§ **Information provided**:
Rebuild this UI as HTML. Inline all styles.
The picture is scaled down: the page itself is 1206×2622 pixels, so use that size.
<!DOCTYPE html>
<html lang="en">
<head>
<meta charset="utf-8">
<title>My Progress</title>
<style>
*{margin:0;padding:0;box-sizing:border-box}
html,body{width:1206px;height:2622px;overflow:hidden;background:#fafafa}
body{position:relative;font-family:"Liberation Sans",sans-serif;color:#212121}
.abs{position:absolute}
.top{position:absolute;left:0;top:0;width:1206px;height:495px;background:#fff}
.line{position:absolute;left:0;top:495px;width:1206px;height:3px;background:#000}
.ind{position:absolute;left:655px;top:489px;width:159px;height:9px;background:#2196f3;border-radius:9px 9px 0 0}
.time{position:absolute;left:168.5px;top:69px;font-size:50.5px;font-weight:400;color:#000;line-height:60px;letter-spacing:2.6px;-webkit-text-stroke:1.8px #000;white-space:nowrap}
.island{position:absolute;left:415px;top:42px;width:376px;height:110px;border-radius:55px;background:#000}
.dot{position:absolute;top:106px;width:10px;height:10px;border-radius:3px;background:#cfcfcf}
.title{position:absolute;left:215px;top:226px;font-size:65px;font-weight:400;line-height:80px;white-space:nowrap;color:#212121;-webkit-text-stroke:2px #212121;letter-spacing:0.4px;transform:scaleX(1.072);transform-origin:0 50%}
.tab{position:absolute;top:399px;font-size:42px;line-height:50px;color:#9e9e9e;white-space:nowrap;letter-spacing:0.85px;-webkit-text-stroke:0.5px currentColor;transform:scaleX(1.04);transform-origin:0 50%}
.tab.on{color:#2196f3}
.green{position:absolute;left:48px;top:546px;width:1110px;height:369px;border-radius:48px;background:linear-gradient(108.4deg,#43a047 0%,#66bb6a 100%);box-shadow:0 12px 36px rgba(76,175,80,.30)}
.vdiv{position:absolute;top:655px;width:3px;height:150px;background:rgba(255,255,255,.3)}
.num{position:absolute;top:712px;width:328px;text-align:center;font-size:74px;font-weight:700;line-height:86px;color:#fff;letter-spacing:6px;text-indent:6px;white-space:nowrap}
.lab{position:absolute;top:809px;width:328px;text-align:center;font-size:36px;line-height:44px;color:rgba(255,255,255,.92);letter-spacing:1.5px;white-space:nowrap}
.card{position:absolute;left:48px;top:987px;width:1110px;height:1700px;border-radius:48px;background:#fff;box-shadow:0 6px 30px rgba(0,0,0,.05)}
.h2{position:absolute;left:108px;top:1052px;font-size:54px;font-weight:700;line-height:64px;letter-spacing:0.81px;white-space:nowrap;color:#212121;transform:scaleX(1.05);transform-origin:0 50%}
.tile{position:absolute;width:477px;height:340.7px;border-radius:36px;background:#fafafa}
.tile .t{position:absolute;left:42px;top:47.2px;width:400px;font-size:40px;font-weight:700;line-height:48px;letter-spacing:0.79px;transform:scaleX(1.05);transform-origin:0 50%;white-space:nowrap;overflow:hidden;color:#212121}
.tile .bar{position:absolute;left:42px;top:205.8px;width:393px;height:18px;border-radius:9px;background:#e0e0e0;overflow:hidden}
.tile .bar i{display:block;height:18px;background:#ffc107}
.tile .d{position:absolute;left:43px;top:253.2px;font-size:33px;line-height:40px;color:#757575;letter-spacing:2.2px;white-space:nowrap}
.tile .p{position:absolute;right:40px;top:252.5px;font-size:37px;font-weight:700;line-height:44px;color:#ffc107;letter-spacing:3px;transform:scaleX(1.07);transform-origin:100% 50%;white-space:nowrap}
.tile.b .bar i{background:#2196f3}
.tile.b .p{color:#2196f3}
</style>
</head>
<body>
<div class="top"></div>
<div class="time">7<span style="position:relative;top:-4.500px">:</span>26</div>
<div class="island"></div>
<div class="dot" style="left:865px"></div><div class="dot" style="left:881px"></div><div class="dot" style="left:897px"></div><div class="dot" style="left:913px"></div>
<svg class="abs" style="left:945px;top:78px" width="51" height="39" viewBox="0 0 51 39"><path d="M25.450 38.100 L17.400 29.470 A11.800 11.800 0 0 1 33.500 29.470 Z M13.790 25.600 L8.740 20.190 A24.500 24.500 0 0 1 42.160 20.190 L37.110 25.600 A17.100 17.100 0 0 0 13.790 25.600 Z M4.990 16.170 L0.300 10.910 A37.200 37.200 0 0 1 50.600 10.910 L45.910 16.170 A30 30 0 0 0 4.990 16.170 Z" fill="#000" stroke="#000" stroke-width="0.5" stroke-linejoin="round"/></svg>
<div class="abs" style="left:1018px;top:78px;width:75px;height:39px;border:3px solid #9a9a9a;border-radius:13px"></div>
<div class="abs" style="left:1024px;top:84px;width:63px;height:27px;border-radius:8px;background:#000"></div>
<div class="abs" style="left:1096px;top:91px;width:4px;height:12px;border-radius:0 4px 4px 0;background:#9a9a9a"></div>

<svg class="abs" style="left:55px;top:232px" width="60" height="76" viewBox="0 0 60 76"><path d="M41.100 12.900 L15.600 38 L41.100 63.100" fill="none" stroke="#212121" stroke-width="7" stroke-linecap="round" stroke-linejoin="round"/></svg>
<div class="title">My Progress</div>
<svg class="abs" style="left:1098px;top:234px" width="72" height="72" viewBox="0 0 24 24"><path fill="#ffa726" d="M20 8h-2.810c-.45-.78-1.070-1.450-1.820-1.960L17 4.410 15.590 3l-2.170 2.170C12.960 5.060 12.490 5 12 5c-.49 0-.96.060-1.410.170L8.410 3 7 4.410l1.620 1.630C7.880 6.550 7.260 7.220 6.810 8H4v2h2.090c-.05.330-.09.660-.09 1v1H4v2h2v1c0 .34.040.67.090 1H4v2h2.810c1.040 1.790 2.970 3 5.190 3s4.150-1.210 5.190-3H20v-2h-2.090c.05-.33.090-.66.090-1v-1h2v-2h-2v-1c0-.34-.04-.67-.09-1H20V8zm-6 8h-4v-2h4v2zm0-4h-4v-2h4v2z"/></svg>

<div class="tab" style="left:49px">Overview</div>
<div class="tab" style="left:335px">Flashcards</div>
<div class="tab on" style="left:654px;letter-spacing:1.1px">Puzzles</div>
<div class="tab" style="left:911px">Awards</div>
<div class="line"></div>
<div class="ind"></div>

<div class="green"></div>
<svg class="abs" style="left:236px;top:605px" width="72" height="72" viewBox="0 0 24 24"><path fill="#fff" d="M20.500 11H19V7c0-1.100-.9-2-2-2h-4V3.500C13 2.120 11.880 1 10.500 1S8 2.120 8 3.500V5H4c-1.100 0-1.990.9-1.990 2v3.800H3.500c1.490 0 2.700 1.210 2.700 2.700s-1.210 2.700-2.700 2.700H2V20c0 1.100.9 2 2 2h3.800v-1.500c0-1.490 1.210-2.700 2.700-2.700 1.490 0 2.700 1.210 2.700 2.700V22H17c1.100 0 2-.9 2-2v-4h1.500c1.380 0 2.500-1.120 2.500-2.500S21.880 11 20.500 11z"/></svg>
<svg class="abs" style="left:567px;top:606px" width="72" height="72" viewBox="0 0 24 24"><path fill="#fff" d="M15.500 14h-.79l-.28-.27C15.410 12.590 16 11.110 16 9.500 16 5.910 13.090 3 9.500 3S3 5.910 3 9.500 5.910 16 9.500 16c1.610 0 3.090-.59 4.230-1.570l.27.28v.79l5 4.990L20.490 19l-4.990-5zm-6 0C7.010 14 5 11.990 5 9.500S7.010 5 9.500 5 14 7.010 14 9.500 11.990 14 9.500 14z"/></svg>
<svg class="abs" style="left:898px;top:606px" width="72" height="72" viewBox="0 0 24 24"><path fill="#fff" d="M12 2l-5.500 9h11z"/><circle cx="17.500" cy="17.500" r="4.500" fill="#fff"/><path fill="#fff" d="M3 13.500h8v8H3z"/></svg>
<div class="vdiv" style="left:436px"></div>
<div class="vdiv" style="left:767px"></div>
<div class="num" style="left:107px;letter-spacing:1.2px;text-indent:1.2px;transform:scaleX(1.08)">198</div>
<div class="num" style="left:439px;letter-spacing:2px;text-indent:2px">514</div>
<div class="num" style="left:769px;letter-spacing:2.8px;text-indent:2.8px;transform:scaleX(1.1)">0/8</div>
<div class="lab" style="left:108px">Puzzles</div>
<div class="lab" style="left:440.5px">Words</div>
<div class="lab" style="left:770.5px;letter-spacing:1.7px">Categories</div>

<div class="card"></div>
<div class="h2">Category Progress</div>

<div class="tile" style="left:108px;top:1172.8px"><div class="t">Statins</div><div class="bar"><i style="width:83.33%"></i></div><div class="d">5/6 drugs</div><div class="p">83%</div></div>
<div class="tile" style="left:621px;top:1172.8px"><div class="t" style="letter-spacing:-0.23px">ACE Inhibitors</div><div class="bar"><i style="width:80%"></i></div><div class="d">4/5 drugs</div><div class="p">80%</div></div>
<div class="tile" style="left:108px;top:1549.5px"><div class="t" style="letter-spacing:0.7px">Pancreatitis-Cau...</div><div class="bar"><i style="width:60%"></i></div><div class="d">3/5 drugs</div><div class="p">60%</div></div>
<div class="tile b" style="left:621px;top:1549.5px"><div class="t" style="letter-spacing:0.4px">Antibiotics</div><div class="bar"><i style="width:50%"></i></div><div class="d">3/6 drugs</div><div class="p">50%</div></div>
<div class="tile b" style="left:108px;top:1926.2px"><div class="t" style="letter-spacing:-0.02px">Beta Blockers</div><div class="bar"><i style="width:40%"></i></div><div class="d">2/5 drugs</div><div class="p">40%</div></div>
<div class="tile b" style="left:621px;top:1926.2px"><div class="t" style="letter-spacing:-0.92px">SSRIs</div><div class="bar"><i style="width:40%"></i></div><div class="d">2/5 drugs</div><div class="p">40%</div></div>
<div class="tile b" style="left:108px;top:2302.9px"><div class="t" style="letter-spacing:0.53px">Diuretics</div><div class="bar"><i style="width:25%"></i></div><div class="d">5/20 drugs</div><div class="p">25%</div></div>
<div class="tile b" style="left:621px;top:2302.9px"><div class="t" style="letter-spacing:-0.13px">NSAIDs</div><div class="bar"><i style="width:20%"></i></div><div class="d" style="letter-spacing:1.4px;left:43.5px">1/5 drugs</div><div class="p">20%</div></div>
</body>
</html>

§ **What the exercise asks**: Find every line that has "size" in it, then return those lines.

§ **Solution to this problem**:
The picture is scaled down: the page itself is 1206×2622 pixels, so use that size.
.time{position:absolute;left:168.5px;top:69px;font-size:50.5px;font-weight:400;color:#000;line-height:60px;letter-spacing:2.6px;-webkit-text-stroke:1.8px #000;white-space:nowrap}
.title{position:absolute;left:215px;top:226px;font-size:65px;font-weight:400;line-height:80px;white-space:nowrap;color:#212121;-webkit-text-stroke:2px #212121;letter-spacing:0.4px;transform:scaleX(1.072);transform-origin:0 50%}
.tab{position:absolute;top:399px;font-size:42px;line-height:50px;color:#9e9e9e;white-space:nowrap;letter-spacing:0.85px;-webkit-text-stroke:0.5px currentColor;transform:scaleX(1.04);transform-origin:0 50%}
.num{position:absolute;top:712px;width:328px;text-align:center;font-size:74px;font-weight:700;line-height:86px;color:#fff;letter-spacing:6px;text-indent:6px;white-space:nowrap}
.lab{position:absolute;top:809px;width:328px;text-align:center;font-size:36px;line-height:44px;color:rgba(255,255,255,.92);letter-spacing:1.5px;white-space:nowrap}
.h2{position:absolute;left:108px;top:1052px;font-size:54px;font-weight:700;line-height:64px;letter-spacing:0.81px;white-space:nowrap;color:#212121;transform:scaleX(1.05);transform-origin:0 50%}
.tile .t{position:absolute;left:42px;top:47.2px;width:400px;font-size:40px;font-weight:700;line-height:48px;letter-spacing:0.79px;transform:scaleX(1.05);transform-origin:0 50%;white-space:nowrap;overflow:hidden;color:#212121}
.tile .d{position:absolute;left:43px;top:253.2px;font-size:33px;line-height:40px;color:#757575;letter-spacing:2.2px;white-space:nowrap}
.tile .p{position:absolute;right:40px;top:252.5px;font-size:37px;font-weight:700;line-height:44px;color:#ffc107;letter-spacing:3px;transform:scaleX(1.07);transform-origin:100% 50%;white-space:nowrap}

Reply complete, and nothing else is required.